Building Drivers, Building Loyalty
One-make series tend to be dismissed as gentlemen’s playthings, and while the Super Trofeo certainly caters to that audience through its Am and Lamborghini Cup classes, the Pro and Pro-Am categories serve a more serious function. The series operates as a proving ground where strong performances earn visibility with Lamborghini’s factory racing operation, and the pathway from Super Trofeo to GT3 endurance racing is well established within the Squadra Corse ecosystem.
The most recent champions before the hiatus illustrate the breadth of the grid. Evan Chen and Chris van der Drift took the 2019 Pro title, Toshiyuki Ochiai and Afiq Yazid won Pro-Am, Huilin Han claimed the Am class, and Clement Li secured the Lamborghini Cup. All four championships were decided at the final round in Jerez, Spain, which speaks to how competitive the series remained even in its pre-pause seasons.
Owners and fans consistently view the Super Trofeo as the most accessible way to experience Lamborghini’s racing DNA without the complexity and cost of multi-manufacturer GT competition. The structured classes mean a well-funded amateur can race the same car as a professional, separated only by classification, keeping the experience aspirational without being exclusionary.

The Lamborghini Huracán Super Trofeo EVO2 demonstrates its powerful rear design and aerodynamic features on the track.
What the Return Signals for Lamborghini’s Racing Future
The Super Trofeo Asia’s comeback arrives at a pivotal moment for Lamborghini’s motorsport strategy. The Huracán platform that underpins the EVO2 is nearing the end of its competitive life cycle, and Autoblog reports that the Temerario GT3, Lamborghini’s first competition car fully designed, developed, and built in-house, debuted at the 2025 Goodwood Festival of Speed. That car represents a generational shift: twin-turbo V8 hybrid power replacing the naturally aspirated V10 that defined the Super Trofeo for over a decade.
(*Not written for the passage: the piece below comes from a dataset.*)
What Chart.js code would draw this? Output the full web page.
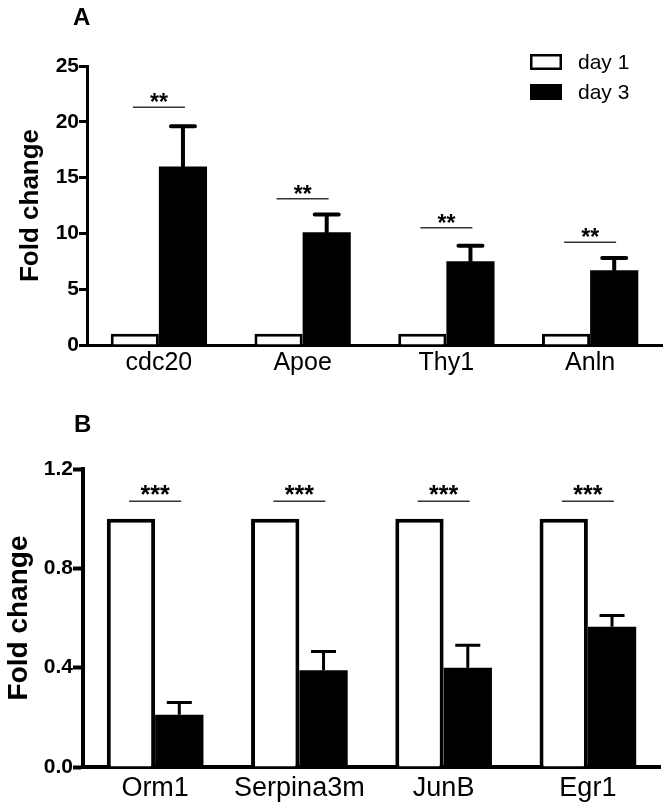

For the 2023 Asia grid, though, the EVO2 remains the weapon, and that is part of what makes this season significant for participants and collectors alike. Racing a naturally aspirated V10 Lamborghini in organized competition is a finite opportunity. The sound, the linear power delivery, the mechanical directness of the platform are characteristics that will not carry forward into the hybrid era in the same form.
Buyers considering the Super Trofeo as a racing entry point should recognize the timing. The infrastructure is proven, the series is expanding geographically, and the car itself represents a mature, well-understood platform. Whether the 2023 season becomes the EVO2’s final chapter in Asia or continues for another cycle, the return confirms that Lamborghini’s commitment to customer racing in this region survived the pandemic intact and came back with the ambition to grow.